At our Wednesday morning communion – last week – and again next Wednesday as we continue to listen to the story of the week – we have prayed this prayer that:
As we contemplate again the pageant of our Lord’s betrayal, suffering and death;
May neither the history, ritual, nor sentiment of this season in themselves fascinate us. Or we might add, wash over us.
Rather may our souls be grasped by what our minds alone cannot contain, or rationalize such a paradox –
That this week we remember, was all for us.That this day and this coming week, was all for us.
God has come into our life in a least expected, indeed absurd way; but in the process God has revealed the truth that God is love, and indeed loves us. God continues to call us and claim us – often in most unbelievable and impossible ways.
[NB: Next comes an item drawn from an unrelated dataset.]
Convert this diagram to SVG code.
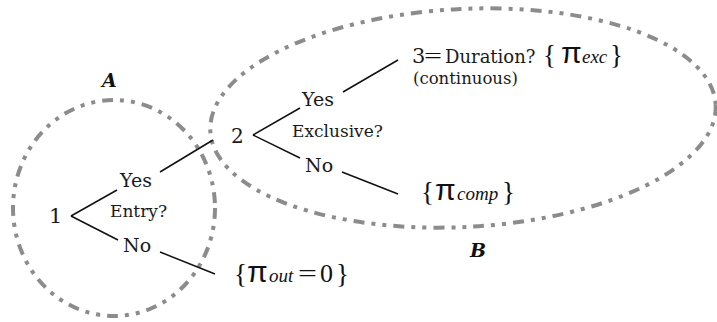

This is the same God who comes as a king mounted on a donkey. As Philippians says, in probably the oldest hymn of the Christian Church – Christ Jesus, who though he was in the form of God, did not regard equality with God as something to be exploited but emptied himself taking the form of a slave.”
For you that happened. As our Lord begins this momentous week, may you be struck again by the truth of the paradoxes that will unfold. May your life be changed and renewed.